ZHCSKD9 October 2019 ADS1235-Q1
PRODUCTION DATA.
A key consideration in the design of a bridge transducer for weigh applications is noise-free resolution. Noise-free resolution is defined by the ratio of full scale signal to the conversion noise of the ADC. Other considerations are data throughput rate and input signal settling time.
Table 1 shows the ADC conversion noise expressed as an input-referred quantity. The table shows various tradeoffs among gain, sample rate and sinc filter in order to optimize noise for a given design. For this example, the configuration of the ADC that yields the lowest noise while achieving the sample rate and settling time requirement is gain = 128, 10 SPS, filter order = sinc 1 and by using the chop mode. Use of the chop mode has the additional advantage of eliminating offset drift from the ADC.
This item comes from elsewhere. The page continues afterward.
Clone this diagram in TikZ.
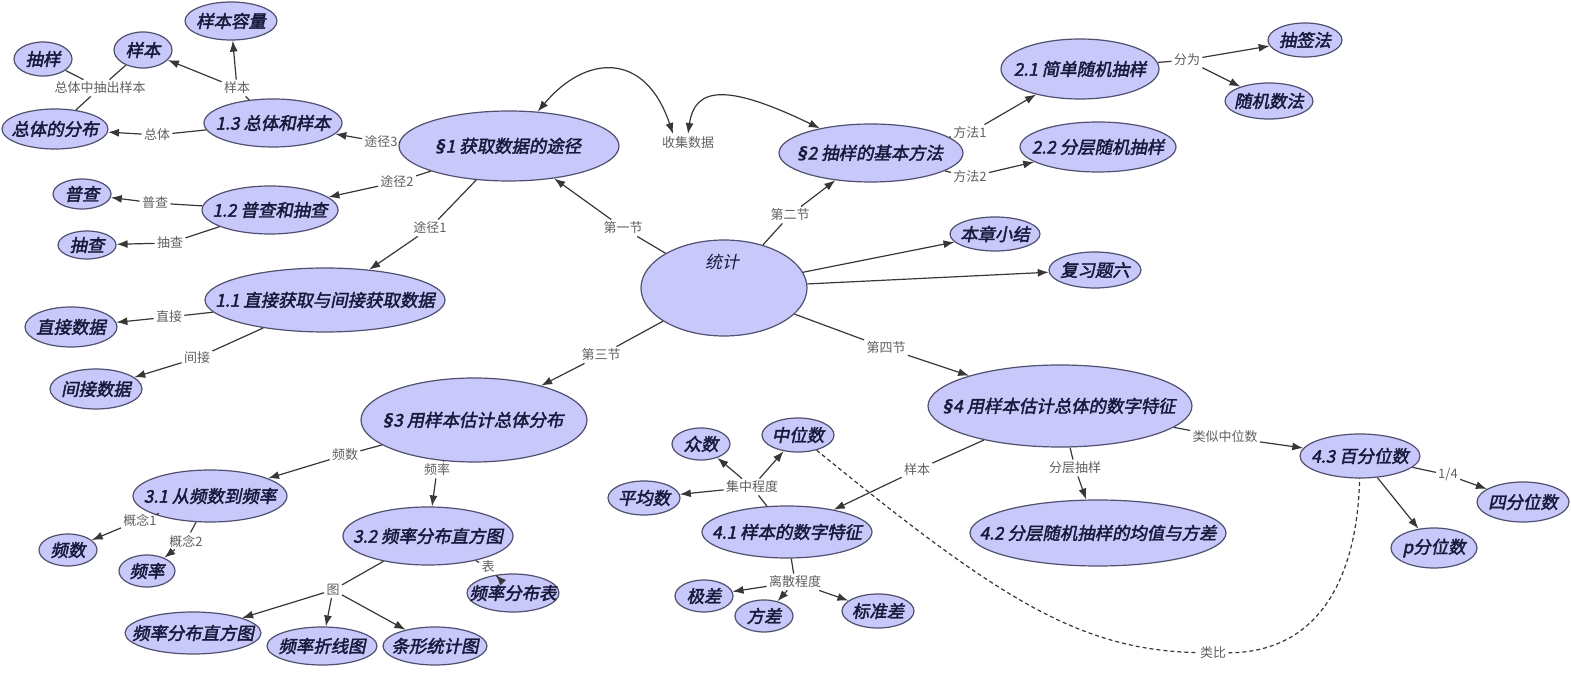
\documentclass[tikz,border=0pt]{standalone}
\usepackage{fontspec}
\newfontfamily\cjk[AutoFakeBold=2.2,AutoFakeSlant=0.2]{Noto Sans CJK SC}
\newfontfamily\lat{DejaVu Sans}
\usetikzlibrary{shapes.geometric}
\usetikzlibrary{arrows.meta}
\definecolor{bubfill}{RGB}{200,200,250}
\definecolor{bubline}{RGB}{80,80,112}
\definecolor{bubtext}{RGB}{25,25,60}
\definecolor{linkgray}{RGB}{55,55,55}
\definecolor{labgray}{RGB}{95,95,95}
\tikzset{>={Latex[width=4pt,length=5.5pt]}}
\tikzset{
  ntx/.style={text=bubtext, font=\cjk\fontsize{8.7}{10}\selectfont\bfseries\itshape},
  bub/.style={ellipse, draw=bubline, line width=0.6pt, fill=bubfill, inner sep=0pt, ntx},
  sz/.style 2 args={minimum width=#1pt, minimum height=#2pt},
  lab/.style={inner sep=1pt, text=labgray, font=\cjk\fontsize{6.5}{7.5}\selectfont},
  link/.style={draw=linkgray, line width=0.6pt},
}
\newcommand{\ntxt}[1]{\makebox[0pt]{#1}}
\newcommand{\sect}{{\lat\bfseries\itshape §}}

\begin{document}
\begin{tikzpicture}[x=0.5pt,y=-0.5pt]

  \useasboundingbox (0,0) rectangle (1571,673);

  % centre
  \node[bub, sz={83}{48}] (tj) at (724,288) {};
  \node[ntx, font=\cjk\fontsize{8.5}{10}\selectfont\itshape] (tjt) at (722,262) {统计};

  % section 1
  \node[bub, sz={110}{35}] (s1) at (509,146) {\ntxt{\sect1 获取数据的途径}};
  \node[bub, sz={69}{24}] (z13) at (273,123) {\ntxt{1.3 总体和样本}};
  \node[bub, sz={68}{24}] (z12) at (270,210) {\ntxt{1.2 普查和抽查}};
  \node[bub, sz={120}{32}] (z11) at (325,300) {\ntxt{1.1 直接获取与间接获取数据}};
  \node[bub, sz={46}{19}] (yrl) at (231,21) {\ntxt{样本容量}};
  \node[bub, sz={29}{18}] (yb) at (143,50) {\ntxt{样本}};
  \node[bub, sz={29}{17}] (cy) at (43,59) {\ntxt{抽样}};
  \node[bub, sz={53}{20}] (ztfb) at (55,129) {\ntxt{总体的分布}};
  \node[bub, sz={29}{15}] (pc) at (82,194) {\ntxt{普查}};
  \node[bub, sz={29}{14}] (cc) at (87,245) {\ntxt{抽查}};
  \node[bub, sz={46}{20}] (zjsj) at (71,327) {\ntxt{直接数据}};
  \node[bub, sz={46}{20}] (jjsj) at (96,389) {\ntxt{间接数据}};

  % section 2
  \node[bub, sz={92}{29}] (s2) at (871,153) {\ntxt{\sect2 抽样的基本方法}};
  \node[bub, sz={79}{30}] (z21) at (1080,69) {\ntxt{2.1 简单随机抽样}};
  \node[bub, sz={78}{25}] (z22) at (1098,147) {\ntxt{2.2 分层随机抽样}};
  \node[bub, sz={37}{17}] (cqf) at (1305,40) {\ntxt{抽签法}};
  \node[bub, sz={44}{18}] (sjsf) at (1269,101) {\ntxt{随机数法}};

  \node[bub, sz={45}{17}] (bzxj) at (995,234) {\ntxt{本章小结}};
  \node[bub, sz={46}{18}] (fxt) at (1095,270) {\ntxt{复习题六}};

  % section 3
  \node[bub, sz={113}{42}] (s3) at (474,420) {\ntxt{\sect3 用样本估计总体分布}};
  \node[bub, sz={77}{26}] (z31) at (210,496) {\ntxt{3.1 从频数到频率}};
  \node[bub, sz={85}{29}] (z32) at (428,536) {\ntxt{3.2 频率分布直方图}};
  \node[bub, sz={29}{16}] (ps) at (68,550) {\ntxt{频数}};
  \node[bub, sz={28}{16}] (pl) at (147,571) {\ntxt{频率}};
  \node[bub, sz={68}{21}] (plzft) at (193,633) {\ntxt{频率分布直方图}};
  \node[bub, sz={55}{19}] (plzxt) at (322,646) {\ntxt{频率折线图}};
  \node[bub, sz={52}{19}] (txtjt) at (435,646) {\ntxt{条形统计图}};
  \node[bub, sz={46}{19}] (plfbb) at (513,593) {\ntxt{频率分布表}};

  % section 4
  \node[bub, sz={132}{41}] (s4) at (1060,406) {\ntxt{\sect4 用样本估计总体的数字特征}};
  \node[bub, sz={85}{26}] (z41) at (787,532) {\ntxt{4.1 样本的数字特征}};
  \node[bub, sz={128}{33}] (z42) at (1098,533) {\ntxt{4.2 分层随机抽样的均值与方差}};
  \node[bub, sz={60}{22}] (z43) at (1360,456) {\ntxt{4.3 百分位数}};
  \node[bub, sz={29}{16}] (zs) at (701,444) {\ntxt{众数}};
  \node[bub, sz={36}{17}] (zws) at (798,435) {\ntxt{中位数}};
  \node[bub, sz={36}{17}] (pjs) at (644,498) {\ntxt{平均数}};
  \node[bub, sz={29}{16}] (jc) at (704,596) {\ntxt{极差}};
  \node[bub, sz={29}{16}] (fc) at (764,616) {\ntxt{方差}};
  \node[bub, sz={36}{17}] (bzc) at (878,611) {\ntxt{标准差}};
  \node[bub, sz={46}{20}] (sfws) at (1523,502) {\ntxt{四分位数}};
  \node[bub, sz={43}{20}] (pfws) at (1434,548) {\ntxt{p分位数}};

  % link labels
  \node[lab] (lcy) at (100,88) {总体中抽出样本};
  \node[lab] (lyb) at (237,88) {样本};
  \node[lab] (lzt) at (157,135) {总体};
  \node[lab] (lt3) at (381,142) {途径3};
  \node[lab] (lt2) at (397,182) {途径2};
  \node[lab] (lt1) at (430,228) {途径1};
  \node[lab] (lpc) at (155,203) {普查};
  \node[lab] (lcc) at (170,243) {抽查};
  \node[lab] (lzj) at (169,317) {直接};
  \node[lab] (ljj) at (197,358) {间接};
  \node[lab] (l1) at (623,228) {第一节};
  \node[lab] (l2) at (790,215) {第二节};
  \node[lab] (l3) at (601,355) {第三节};
  \node[lab] (l4) at (886,348) {第四节};
  \node[lab] (lsj) at (688,143) {收集数据};
  \node[lab] (lf1) at (970,133) {方法1};
  \node[lab] (lf2) at (970,177) {方法2};
  \node[lab] (lfw) at (1187,60) {分为};
  \node[lab] (lps) at (345,455) {频数};
  \node[lab] (lpl) at (437,470) {频率};
  \node[lab] (lgn1) at (140,520) {概念1};
  \node[lab] (lgn2) at (186,541) {概念2};
  \node[lab] (ltu) at (333,590) {图};
  \node[lab] (lbiao) at (488,567) {表};
  \node[lab] (lyb4) at (917,470) {样本};
  \node[lab] (lfc) at (1075,468) {分层抽样};
  \node[lab] (llsz) at (1225,437) {类似中位数};
  \node[lab] (l14) at (1448,475) {1/4};
  \node[lab] (ljz) at (752,487) {集中程度};
  \node[lab] (lls) at (795,582) {离散程度};
  \node[lab] (llb) at (1213,653) {类比};

  \coordinate (sjl) at (673,134);
  \coordinate (sjr) at (688,134);

  % connectors
  \draw[link] (z13) -- (lyb);
  \draw[link,->] (lyb) -- (yb);
  \draw[link,->] (lyb) -- (yrl);
  \draw[link] (cy) -- (lcy);
  \draw[link] (yb) -- (lcy);
  \draw[link] (lcy) -- (ztfb);
  \draw[link] (z13) -- (lzt);
  \draw[link,->] (lzt) -- (ztfb);

  \draw[link] (s1) -- (lt3);
  \draw[link,->] (lt3) -- (z13);
  \draw[link] (s1) -- (lt2);
  \draw[link,->] (lt2) -- (z12);
  \draw[link] (s1) -- (lt1);
  \draw[link,->] (lt1) -- (z11);
  \draw[link] (z12) -- (lpc);
  \draw[link,->] (lpc) -- (pc);
  \draw[link] (z12) -- (lcc);
  \draw[link,->] (lcc) -- (cc);
  \draw[link] (z11) -- (lzj);
  \draw[link,->] (lzj) -- (zjsj);
  \draw[link] (z11) -- (ljj);
  \draw[link,->] (ljj) -- (jjsj);

  \draw[link] (tj) -- (l1);
  \draw[link,->] (l1) -- (s1);
  \draw[link] (tj) -- (l2);
  \draw[link,->] (l2) -- (s2);
  \draw[link] (tj) -- (l3);
  \draw[link,->] (l3) -- (s3);
  \draw[link] (tj) -- (l4);
  \draw[link,->] (l4) -- (s4);
  \draw[link,->] (tj) -- (bzxj);
  \draw[link,->] (tj) -- (fxt);

  \draw[link,<->] (s1) .. controls (585,55) and (645,50) .. (sjl);
  \draw[link,<->] (sjr) .. controls (695,85) and (730,85) .. (s2);

  \draw[link] (s2) -- (lf1);
  \draw[link,->] (lf1) -- (z21);
  \draw[link] (s2) -- (lf2);
  \draw[link,->] (lf2) -- (z22);
  \draw[link] (z21) -- (lfw);
  \draw[link,->] (lfw) -- (cqf);
  \draw[link,->] (lfw) -- (sjsf);

  \draw[link] (s3) -- (lps);
  \draw[link,->] (lps) -- (z31);
  \draw[link] (s3) -- (lpl);
  \draw[link,->] (lpl) -- (z32);
  \draw[link] (z31) -- (lgn1);
  \draw[link,->] (lgn1) -- (ps);
  \draw[link] (z31) -- (lgn2);
  \draw[link,->] (lgn2) -- (pl);
  \draw[link] (z32) -- (ltu);
  \draw[link,->] (ltu) -- (plzft);
  \draw[link,->] (ltu) -- (plzxt);
  \draw[link,->] (ltu) -- (txtjt);
  \draw[link] (z32) -- (lbiao);
  \draw[link,->] (lbiao) -- (plfbb);

  \draw[link] (s4) -- (lyb4);
  \draw[link,->] (lyb4) -- (z41);
  \draw[link] (s4) -- (lfc);
  \draw[link,->] (lfc) -- (z42);
  \draw[link] (s4) -- (llsz);
  \draw[link,->] (llsz) -- (z43);
  \draw[link] (z41) -- (ljz);
  \draw[link,->] (ljz) -- (zs);
  \draw[link,->] (ljz) -- (zws);
  \draw[link,->] (ljz) -- (pjs);
  \draw[link] (z41) -- (lls);
  \draw[link,->] (lls) -- (jc);
  \draw[link,->] (lls) -- (fc);
  \draw[link,->] (lls) -- (bzc);
  \draw[link] (z43) -- (l14);
  \draw[link,->] (l14) -- (sfws);
  \draw[link,->] (z43) -- (pfws);

  \draw[link, dash pattern=on 2pt off 1.5pt] (zws) .. controls (1000,600) and (1080,650) .. (llb)
    .. controls (1330,652) and (1358,560) .. (z43);

\end{tikzpicture}
\end{document}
Configuring the ADC for 10 SPS, the sinc4 filter order and disabling chop mode yields approximately the same noise performance compared to the target configuration (shown above) but do not satisfy the settling time requirement of 200 ms. The sinc4 filter order settles in four conversion periods, or 400 ms.
Noise-free counts are improved by increasing the signal output from the bridge. Increasing the signal output is possible by the use of a bridge with a higher gauge-factor, or by increasing the excitation voltage. Operation with an excitation voltage above 5 V requires voltage division of the bridge sense voltage before it is input to the ADC reference pins.
External filter components filter the signal and reference inputs of the ADC. The filters remove both differential and common-mode high-frequency noise. Component value mismatch in the common-mode filter converts common-mode noise into differential noise. To minimize the effect of the mismatch, the differential filter capacitor values (10 nF) are 10x higher value than the common-mode capacitors (1 nF). Increase the capacitor values to provides additional noise filtering. Maintain the resistors at low values to minimize thermal noise. For consistent noise performance, match the corner frequencies of the input and reference filters. More information is found in the RTD Ratiometric Measurements and Filtering Using the ADS1148 and ADS1248 Family of Devices Application Report.